Senior politicians in the US and Britain have publicly acknowledged that China is now working behind the scenes to nudge change.
The Olympics in Beijing are an opportunity for all sorts of causes to be raised, and China, like any other country, must respond. This is unfamiliar territory for China. It never had to care about global opinion before. Now it does.
Some of the criticism is unfair but that's the price of global integration. Reputation is everything.
When the grandmothers of America get scared about lead in toys they will not purchase from China. That's economic democracy - choice.
All this is splendid. It's a better world when we rely on one another for growth and success. Old-fashioned, discredited protectionist moods and methods are never far away.
Protectionism is raising its ugly reactionary head again in the US election campaign, and it's getting some traction. If it's this bad with 5 per cent unemployment, just imagine what it will be like with 10 per cent.
A new target is the so-called sovereign funds, mostly state-owned funds or state-influenced funds.
It's not just the resource-rich nations, it's state-owned pension funds, and the welcome fact that after the Asian crisis, most governments have prudently built up financial reserves.

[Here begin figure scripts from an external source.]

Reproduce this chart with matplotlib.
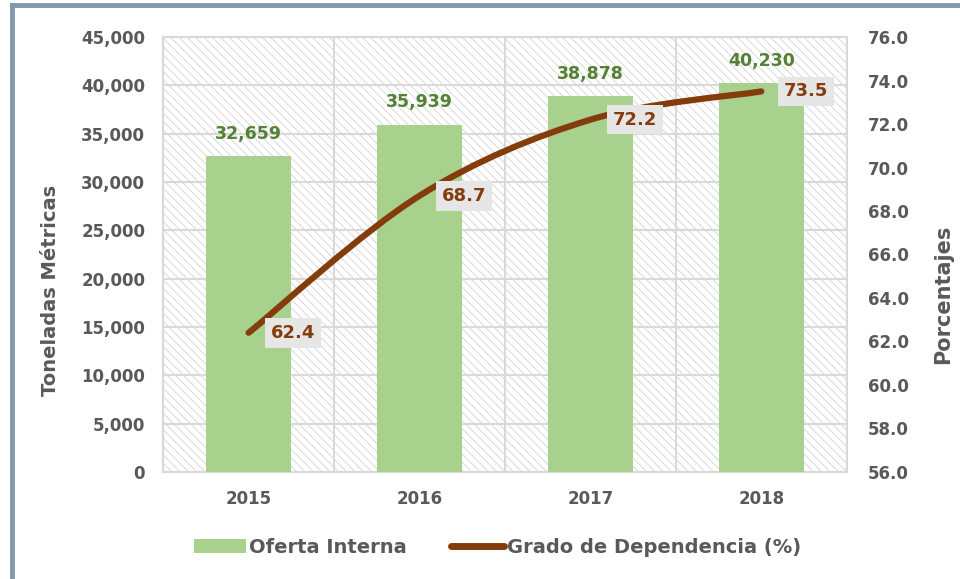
import matplotlib
matplotlib.use('Agg')
from matplotlib import pyplot as plt
from matplotlib.patches import Rectangle, Patch
from matplotlib.lines import Line2D
from matplotlib.path import Path
from matplotlib.patches import PathPatch

# datos
anios = ['2015', '2016', '2017', '2018']
oferta = [32659, 35939, 38878, 40230]
dependencia = [62.4, 68.7, 72.2, 73.5]

verde = '#a9d18e'
verde_txt = '#548235'
cafe = '#843c0c'
gris_txt = '#595959'
gris_grid = '#d9d9d9'

plt.rcParams['font.family'] = ['DejaVu Sans']
plt.rcParams['hatch.linewidth'] = 0.6
plt.rcParams['hatch.color'] = '#d2d2d2'


def curva_suave(xs, ys):
    # curva tipo Excel (Catmull-Rom -> Bezier)
    pts = list(zip(xs, ys))
    verts = [pts[0]]
    codes = [Path.MOVETO]
    n = len(pts)
    for i in range(n - 1):
        p0 = pts[i - 1] if i > 0 else pts[i]
        p1 = pts[i]
        p2 = pts[i + 1]
        p3 = pts[i + 2] if i + 2 < n else pts[i + 1]
        c1 = (p1[0] + (p2[0] - p0[0]) / 6, p1[1] + (p2[1] - p0[1]) / 6)
        c2 = (p2[0] - (p3[0] - p1[0]) / 6, p2[1] - (p3[1] - p1[1]) / 6)
        verts += [c1, c2, p2]
        codes += [Path.CURVE4] * 3
    return Path(verts, codes)


def main():
    fig = plt.figure(figsize=(9.6, 5.79), dpi=100)
    ax = fig.add_axes([0.170, 0.185, 0.712, 0.751])
    x = list(range(len(anios)))

    # fondo rayado
    ax.add_patch(Rectangle((0, 0), 1, 1, transform=ax.transAxes, facecolor='white',
                           edgecolor='#d2d2d2', hatch='\\\\\\\\', lw=0, zorder=0))

    ax.bar(x, oferta, width=0.5, color=verde, zorder=3)
    for xi, v in zip(x, oferta):
        ax.annotate(f'{v:,}', (xi, v), xytext=(0, 16), textcoords='offset points',
                    ha='center', va='center', color=verde_txt, fontsize=12.5,
                    fontweight='bold', zorder=5)

    ax.set_xlim(-0.5, 3.5)
    ax.set_ylim(0, 45000)
    ax.set_yticks(range(0, 45001, 5000))
    ax.set_yticklabels([f'{v:,}' for v in range(0, 45001, 5000)])
    ax.set_xticks(x)
    ax.set_xticklabels(anios)
    ax.set_xticks([-0.5, 0.5, 1.5, 2.5, 3.5], minor=True)
    ax.grid(True, axis='y', color=gris_grid, lw=1.5, zorder=1)
    ax.grid(True, axis='x', which='minor', color=gris_grid, lw=1.5, zorder=1)
    ax.set_axisbelow(True)
    ax.tick_params(axis='both', which='both', length=0, colors=gris_txt, labelsize=12)
    ax.tick_params(axis='y', pad=13)
    ax.tick_params(axis='x', pad=13)
    for lab in ax.get_xticklabels() + ax.get_yticklabels():
        lab.set_fontweight('bold')
    for s in ax.spines.values():
        s.set_color(gris_grid)
        s.set_linewidth(1.5)

    ax2 = ax.twinx()
    ax2.set_ylim(56, 76)
    ax2.set_yticks([56 + 2 * i for i in range(11)])
    ax2.set_yticklabels([f'{56 + 2 * i:.1f}' for i in range(11)])
    ax2.tick_params(axis='y', length=0, colors=gris_txt, labelsize=12, pad=15)
    for lab in ax2.get_yticklabels():
        lab.set_fontweight('bold')
    for s in ax2.spines.values():
        s.set_visible(False)

    # titulos de ejes (posicion como en el original)
    fig.text(51 / 960, 1 - 290 / 579, 'Toneladas Métricas', rotation=90, ha='center',
             va='center', fontsize=14, fontweight='bold', color=gris_txt)
    fig.text(943 / 960, 1 - 294 / 579, 'Porcentajes', rotation=90, ha='center',
             va='center', fontsize=15, fontweight='bold', color=gris_txt)

    ax2.add_patch(PathPatch(curva_suave(x, dependencia), facecolor='none', edgecolor=cafe,
                            lw=4.5, capstyle='round', joinstyle='round', zorder=4))
    for xi, v in zip(x, dependencia):
        ax2.annotate(f'{v:.1f}', (xi, v), xytext=(16, 0), textcoords='offset points',
                     ha='left', va='center', color=cafe, fontsize=13, fontweight='bold',
                     bbox=dict(boxstyle='square,pad=0.32', facecolor='#e7e6e6', edgecolor='none'),
                     zorder=6)

    handles = [Patch(facecolor=verde, edgecolor='none'),
               Line2D([0], [0], color=cafe, lw=5, solid_capstyle='round')]
    leg = fig.legend(handles, ['Oferta Interna', 'Grado de Dependencia (%)'], loc='center',
                     bbox_to_anchor=(0.518, 0.055), ncol=2, frameon=False, fontsize=14,
                     handlelength=2.7, handletextpad=0.15, columnspacing=2.3)
    for t in leg.get_texts():
        t.set_fontweight('bold')
        t.set_color(gris_txt)

    # marco
    fig.add_artist(Line2D([0.0125, 0.0125], [0, 0.992], color='#8497b0', lw=3.5,
                          transform=fig.transFigure))
    fig.add_artist(Line2D([0.0125, 1.0], [0.992, 0.992], color='#8497b0', lw=3.5,
                          transform=fig.transFigure))

    fig.savefig('out.png', dpi=100)


if __name__ == '__main__':
    main()
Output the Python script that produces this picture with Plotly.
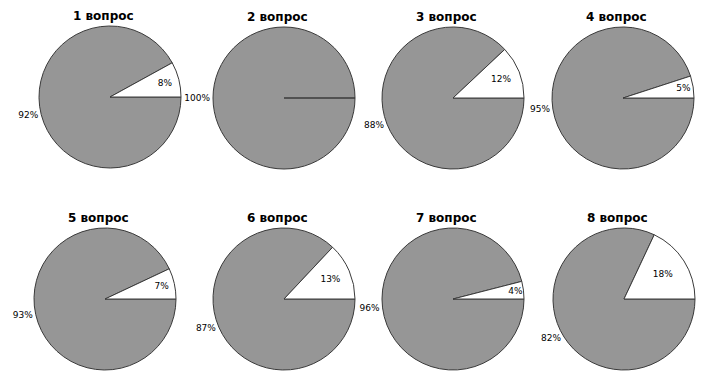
import plotly.graph_objects as go

W, H = 706, 388

titles = ["1 вопрос", "2 вопрос", "3 вопрос", "4 вопрос",
          "5 вопрос", "6 вопрос", "7 вопрос", "8 вопрос"]
major_values = [92, 100, 88, 95, 93, 87, 96, 82]
minor_values = [8, 0, 12, 5, 7, 13, 4, 18]
slice_names = ["основное", "другое"]

# layout: pie centres (px) and radius
centers_x = [110, 284, 453, 623, 105, 284, 453, 624]
centers_y = [97, 98, 98, 98, 299, 299, 299, 299]
radius = 71

fig = go.Figure()
for i in range(8):
    cx, cy = centers_x[i], centers_y[i]
    vals = [major_values[i], minor_values[i]]
    texts = [f"{v}%" if v > 0 else "" for v in vals]
    fig.add_trace(go.Pie(
        labels=slice_names,
        values=vals,
        text=texts,
        textinfo="text",
        textposition=["outside", "inside"],
        insidetextorientation="horizontal",
        sort=False,
        direction="clockwise",
        rotation=90,
        marker=dict(colors=["#969696", "#ffffff"],
                    line=dict(color="#3a3a3a", width=1)),
        textfont=dict(family="DejaVu Sans", size=9, color="#000000"),
        hoverinfo="label+value",
        showlegend=False,
        domain=dict(x=[(cx - radius) / W, (cx + radius) / W],
                    y=[1 - (cy + radius) / H, 1 - (cy - radius) / H]),
    ))
    fig.add_annotation(
        x=(cx - 39) / W, y=1 - (cy - 81) / H, xref="paper", yref="paper",
        xanchor="left", yanchor="middle", showarrow=False,
        text=f"<b>{titles[i]}</b>",
        font=dict(family="DejaVu Sans", size=12, color="#000000"),
    )

fig.update_layout(
    width=W, height=H,
    margin=dict(l=0, r=0, t=0, b=0),
    paper_bgcolor="#ffffff", plot_bgcolor="#ffffff",
    uniformtext=dict(minsize=9, mode="show"),
)
fig.write_html("out.html", config={"displayModeBar": False},
               post_script="document.body.style.margin='0';")
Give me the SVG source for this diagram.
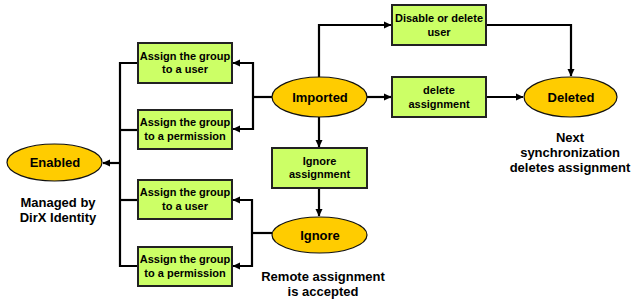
<svg xmlns="http://www.w3.org/2000/svg" width="643" height="307" viewBox="0 0 643 307">
<style>
.box{fill:#CCFF66;stroke:#222;stroke-width:2}
.ell{fill:#FFCC00;stroke:#111;stroke-width:1.2}
.bt{font-family:"Liberation Sans",Arial,sans-serif;font-weight:bold;font-size:11px;fill:#000;text-anchor:middle}
.et{font-family:"Liberation Sans",Arial,sans-serif;font-weight:bold;font-size:13px;fill:#000;text-anchor:middle}
.ct{font-family:"Liberation Sans",Arial,sans-serif;font-weight:bold;font-size:13px;fill:#000;text-anchor:middle}
.ln{fill:none;stroke:#000;stroke-width:2.2}
</style>
<defs>
<marker id="ah" markerWidth="8" markerHeight="8" refX="7" refY="4" orient="auto" markerUnits="userSpaceOnUse">
<path d="M0,0.5 L7.5,4 L0,7.5 Z" fill="#000"/>
</marker>
</defs>
<rect width="643" height="307" fill="#fff"/>
<g id="connectors">
<path class="ln" d="M138,63 H120 V266 H138"/>
<path class="ln" d="M120,130 H138"/>
<path class="ln" d="M120,200 H138"/>
<path class="ln" d="M120,163 H103" marker-end="url(#ah)"/>
<path class="ln" d="M272,97 H253"/>
<path class="ln" d="M253,97 V63 H233" marker-end="url(#ah)"/>
<path class="ln" d="M253,97 V129 H233" marker-end="url(#ah)"/>
<path class="ln" d="M272,233 H252"/>
<path class="ln" d="M252,233 V200 H233" marker-end="url(#ah)"/>
<path class="ln" d="M252,233 V266 H233" marker-end="url(#ah)"/>
<path class="ln" d="M319,77 V25 H391" marker-end="url(#ah)"/>
<path class="ln" d="M367,97 H391" marker-end="url(#ah)"/>
<path class="ln" d="M319,117 V147" marker-end="url(#ah)"/>
<path class="ln" d="M319,188 V216" marker-end="url(#ah)"/>
<path class="ln" d="M486,25 H571 V76" marker-end="url(#ah)"/>
<path class="ln" d="M486,97 H523" marker-end="url(#ah)"/>
</g>
<g id="enabled">
<ellipse class="ell" cx="54.5" cy="162.5" rx="47.5" ry="18.5"/>
<text class="et" x="55" y="167">Enabled</text>
</g>
<g id="assign-user-top">
<rect class="box" x="138" y="43" width="94" height="40"/>
<text class="bt" x="185" y="60">Assign the group</text>
<text class="bt" x="185" y="73">to a user</text>
</g>
<g id="assign-perm-top">
<rect class="box" x="138" y="110" width="94" height="39"/>
<text class="bt" x="185" y="126">Assign the group</text>
<text class="bt" x="185" y="140">to a permission</text>
</g>
<g id="assign-user-bottom">
<rect class="box" x="138" y="180" width="94" height="39"/>
<text class="bt" x="185" y="196">Assign the group</text>
<text class="bt" x="185" y="210">to a user</text>
</g>
<g id="assign-perm-bottom">
<rect class="box" x="138" y="247" width="94" height="39"/>
<text class="bt" x="185" y="263">Assign the group</text>
<text class="bt" x="185" y="277">to a permission</text>
</g>
<g id="imported">
<ellipse class="ell" cx="319.5" cy="97" rx="47.5" ry="20"/>
<text class="et" x="320" y="102">Imported</text>
</g>
<g id="ignore-assignment">
<rect class="box" x="272" y="148" width="95" height="40"/>
<text class="bt" x="319.5" y="165">Ignore</text>
<text class="bt" x="319.5" y="178">assignment</text>
</g>
<g id="ignore">
<ellipse class="ell" cx="319.5" cy="235" rx="47.5" ry="18"/>
<text class="et" x="320" y="240">Ignore</text>
</g>
<g id="disable-delete-user">
<rect class="box" x="392" y="5" width="94" height="40"/>
<text class="bt" x="439" y="22">Disable or delete</text>
<text class="bt" x="439" y="36">user</text>
</g>
<g id="delete-assignment">
<rect class="box" x="392" y="77" width="94" height="40"/>
<text class="bt" x="439" y="94">delete</text>
<text class="bt" x="439" y="108">assignment</text>
</g>
<g id="deleted">
<ellipse class="ell" cx="570.5" cy="97" rx="46.5" ry="20"/>
<text class="et" x="571" y="102">Deleted</text>
</g>
<g id="captions">
<text class="ct" x="58" y="207">Managed by</text>
<text class="ct" x="58" y="222">DirX Identity</text>
<text class="ct" x="323" y="281">Remote assignment</text>
<text class="ct" x="323" y="296">is accepted</text>
<text class="ct" x="570" y="142">Next</text>
<text class="ct" x="570" y="157">synchronization</text>
<text class="ct" x="570" y="172">deletes assignment</text>
</g>
</svg>
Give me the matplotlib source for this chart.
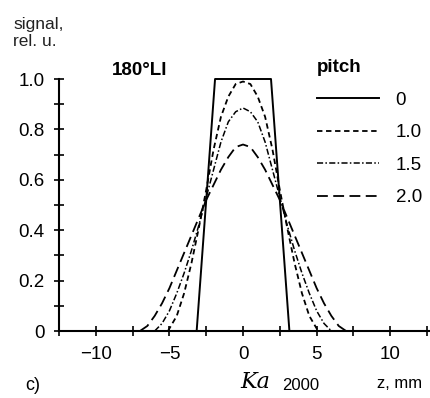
import numpy as np
import matplotlib.pyplot as plt
from matplotlib.ticker import MultipleLocator, FixedLocator

plt.rcParams['font.family'] = ['Liberation Sans', 'DejaVu Sans']

# slice profiles for 180°LI (z in mm, signal in rel. u.)
z_p0 = [-3.15, -1.9, 1.9, 3.15]
s_p0 = [0.0, 1.0, 1.0, 0.0]

z_p10 = [-5.1, -4.5, -4.0, -3.5, -3.0, -2.5, -2.0, -1.5, -1.0, -0.5, 0.0,
         0.5, 1.0, 1.5, 2.0, 2.5, 3.0, 3.5, 4.0, 4.5, 5.1]
s_p10 = [0.0, 0.06, 0.15, 0.27, 0.41, 0.56, 0.72, 0.85, 0.93, 0.98, 0.99,
         0.98, 0.93, 0.85, 0.72, 0.56, 0.41, 0.27, 0.15, 0.06, 0.0]

z_p15 = [-6.0, -5.5, -5.0, -4.5, -4.0, -3.5, -3.0, -2.5, -2.0, -1.5, -1.0, -0.5, 0.0,
         0.5, 1.0, 1.5, 2.0, 2.5, 3.0, 3.5, 4.0, 4.5, 5.0, 5.5, 6.0]
s_p15 = [0.0, 0.03, 0.08, 0.15, 0.23, 0.32, 0.42, 0.53, 0.64, 0.75, 0.83, 0.87, 0.885,
         0.87, 0.83, 0.75, 0.64, 0.53, 0.42, 0.32, 0.23, 0.15, 0.08, 0.03, 0.0]

z_p20 = [-7.0, -6.5, -6.0, -5.5, -5.0, -4.5, -4.0, -3.5, -3.0, -2.5, -2.0, -1.5, -1.0, -0.5, 0.0,
         0.5, 1.0, 1.5, 2.0, 2.5, 3.0, 3.5, 4.0, 4.5, 5.0, 5.5, 6.0, 6.5, 7.0]
s_p20 = [0.0, 0.02, 0.06, 0.11, 0.17, 0.24, 0.31, 0.38, 0.45, 0.52, 0.58, 0.64, 0.69, 0.73, 0.74,
         0.73, 0.69, 0.64, 0.58, 0.52, 0.45, 0.38, 0.31, 0.24, 0.17, 0.11, 0.06, 0.02, 0.0]

pitch_labels = ['0', '1.0', '1.5', '2.0']
y_ticks = [0, 0.2, 0.4, 0.6, 0.8, 1.0]
y_ticklabels = ['0', '0.2', '0.4', '0.6', '0.8', '1.0']
x_ticks = [-10, -5, 0, 5, 10]
x_ticklabels = ['\u221210', '\u22125', '0', '5', '10']

fig = plt.figure(figsize=(4.3, 3.98), dpi=100)
ax = fig.add_axes([59/430, 67/398, 371/430, 252/398])

ax.plot(z_p0, s_p0, color='black', lw=1.4, ls='-', label=pitch_labels[0], clip_on=False)
ax.plot(z_p10, s_p10, color='black', lw=1.3, ls=(0, (3, 2)), label=pitch_labels[1], clip_on=False)
ax.plot(z_p15, s_p15, color='black', lw=1.1, ls=(0, (4, 1.5, 1, 1.5)), label=pitch_labels[2], clip_on=False)
ax.plot(z_p20, s_p20, color='black', lw=1.3, ls=(0, (6, 3)), label=pitch_labels[3], clip_on=False)

ax.set_xlim(-12.5, 12.7)
ax.set_ylim(0, 1.0)

for side in ['top', 'right']:
    ax.spines[side].set_visible(False)
for side in ['left', 'bottom']:
    ax.spines[side].set_linewidth(1.5)

ax.yaxis.set_major_locator(FixedLocator(y_ticks))
ax.set_yticklabels(y_ticklabels)
ax.yaxis.set_minor_locator(MultipleLocator(0.1))
ax.xaxis.set_major_locator(FixedLocator(x_ticks))
ax.set_xticklabels(x_ticklabels)
ax.xaxis.set_minor_locator(MultipleLocator(2.5))
ax.tick_params(which='both', direction='inout', length=7, width=1.2, labelsize=13.5, pad=7)

ax.text(0.142, 1.0, '180°LI', transform=ax.transAxes, fontsize=13.5, fontweight='bold',
        va='bottom', ha='left')

leg = ax.legend(title='pitch', loc='upper left', bbox_to_anchor=(0.675, 1.108),
                frameon=False, fontsize=13.5, handlelength=3.3, handletextpad=0.9,
                labelspacing=0.82, borderaxespad=0)
leg.get_title().set_fontweight('bold')
leg.get_title().set_fontsize(13.5)
leg._legend_box.align = 'left'

fig.text(13/430, 1 - 33/398, 'signal,\nrel. u.', fontsize=12.5, va='center', ha='left',
         linespacing=1.2, color='#222222')
fig.text(25/430, 1 - 386/398, 'c)', fontsize=13, va='center', ha='left')
fig.text(377/430, 1 - 383/398, 'z, mm', fontsize=12, va='center', ha='left')
fig.text(282/430, 1 - 386/398, '2000', fontsize=12, va='center', ha='left')
fig.text(240/430, 1 - 382/398, 'Ka', fontsize=16, va='center', ha='left',
         style='italic', family=['DejaVu Serif'])

fig.savefig('out.png', dpi=100)
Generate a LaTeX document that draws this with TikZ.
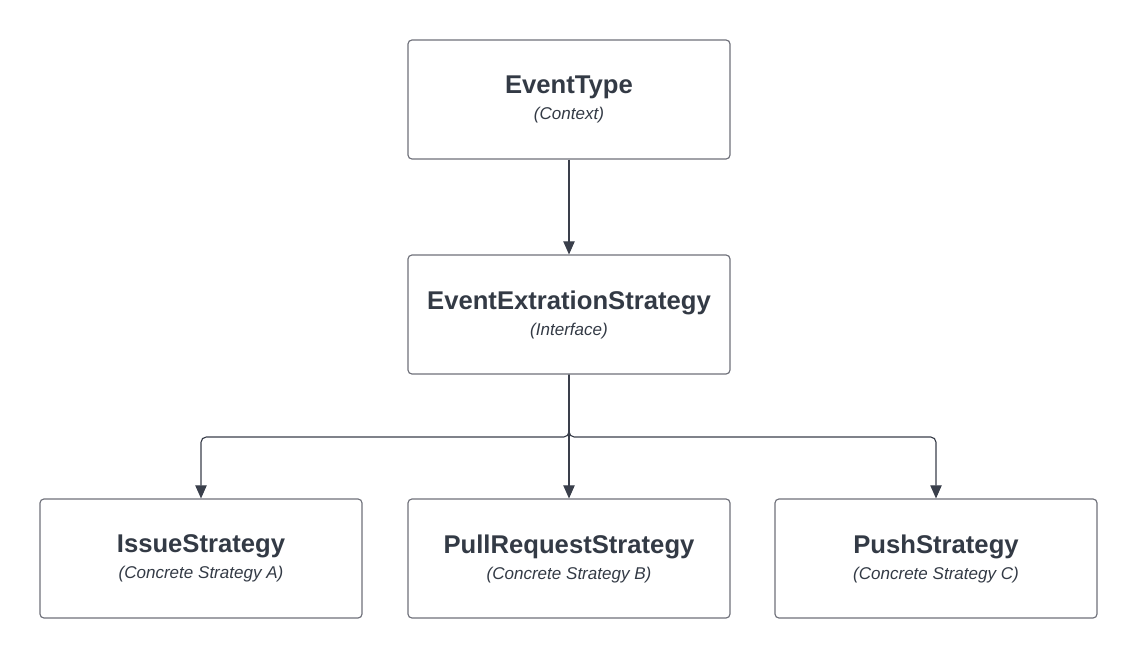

More mature economies - Singapore, Norway, Australia and New Zealand - with ageing populations now have investment funds managed and influenced by governments.
That's good, but it poses new challenges.
China now has the world's largest monetary reserves, bigger than Japan's. Russia has billions in reserves.
A Russian group is trying to buy a Singapore-listed Chinese steelmaker. An Indian, British-based, now owns the biggest steel-making global conglomerate.
But when governments can back major commercial takeovers, questions will be asked.
There is a danger that governments can back their national champions now they are flush with cash.
What happens when a Chinese state-owned aluminium company moves into a bidding war for aluminium giants Rio Tinto, or BHP, Billiton who with Alcoa, are dancing around one of the biggest takeovers or mergers in commercial history?
These reserves must go somewhere; the money, in many cases, is welcome.
Countries from the United States to New Zealand have rebuffed investments from the Middle East, while investing madly themselves everywhere.
What's needed is transparency, global, predictable rules and standards. Eventually a global agreement on investment will be created.
When this was suggested a decade ago there was outrage by many anti-globalisation supporters. Many are now demanding action. They were wrong then, they are right now.
Over-reaction would be even worse. Capitalism and global financial movements have never faced such a situation before.
We have learned one thing - protectionism makes us all poorer, investment is a good thing. But there need to be predictable, transparent rules.
* Mike Moore is a former Prime Minister and director-general of the World Trade Organisation.